At Wednesday’s Miami Beach city commission meeting, commissioners did not consider placing the item on the November ballot.
Developer Jack Portman, who wants to privately finance a $400 million, 800-room hotel that would rise up 30 stories on public land behind The Fillmore Miami Beach at the Jackie Gleason Theater, requested the delay.
The lease would need approval from 60 percent of voters. That hurdle, apparently, looked a bit too tall to clear during the next few months after Portman polled 400 voters in the Beach.
Portman said Wednesday he needs more time to stump for the plan.
“The Miami Beach Convention Headquarter Hotel and Convention Center renovation are critically important to Miami Beach’s position as an international destination,” Portman said. “We want the people of Miami Beach to have ample opportunity to consider the hotel based on its merits and look forward to informing residents about the many benefits of the plan, including the significant revenue it will generate for the city and the exclusive use of private money for its development.”
Portman spokeswoman Kelly Penton said it’s expected commissioners will send the question to voters on the presidential primary ballot, scheduled for March 15.
The commission approved the terms of the lease Wednesday in a 7-1 vote. Commissioner Jonah Wolfson, who has not been shy about his opposition to the hotel, voted no.
Representatives from the the Greater Miami and The Beaches Hotel Association, the Greater Miami Convention and Visitors Bureau and the Miami Beach Chamber of Commerce support the hotel. Proponents insist a headquarter hotel is essential to the success of a renovated convention center.
Mayor Philip Levine said he does not necessarily believe so. Though he voted for the lease and said he favors the hotel, when asked if he would help drum up support for the plan should he be reelected, he did not want to commit either way. He said he wants voters to decide.

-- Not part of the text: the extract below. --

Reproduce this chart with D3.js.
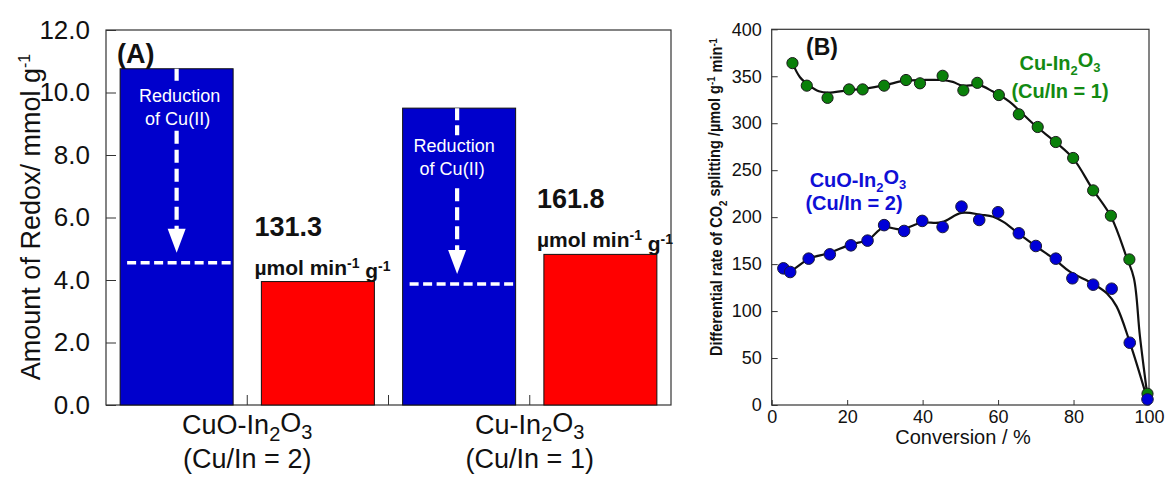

“I’m in favor of the hotel,” he said. “But remember, this is a city that happens to have thousands of hotel rooms.”
Commissioners also approved a separate ballot question that would be coupled with the lease item and define where money from rent payments would be spent if the hotel were built.
Commissioner Ed Tobin proposed taking the money, estimated to total about $12 million during the first 10 years of the proposed 99-year lease, and distributing it across four categories of public projects:
▪ Flooding mitigation/stormwater drainage.
▪ Traffic reduction/transit.
▪ Undergrounding utilities.
“This is a covenant we would be making with our voters,” Tobin said.
Wolfson said he would rather see the money be set aside in case the convention center renovation goes over budget.
“I think it’d be smarter to let the rent be unencumbered,” he said.
Commissioners separated the convention center renovation from the hotel project after the previous plan for redeveloping the neighborhood was scrapped.
The commission has until Dec. 22 to vote on getting the hotel lease question on the March ballot.
Voters will still have plenty to decide in November. Three current commissioners — Wolfson, Tobin and Deede Weithorn — are term-limited and Mayor Philip Levine is up for reelection. There will also be a referendum on a land-use density increase in North Beach.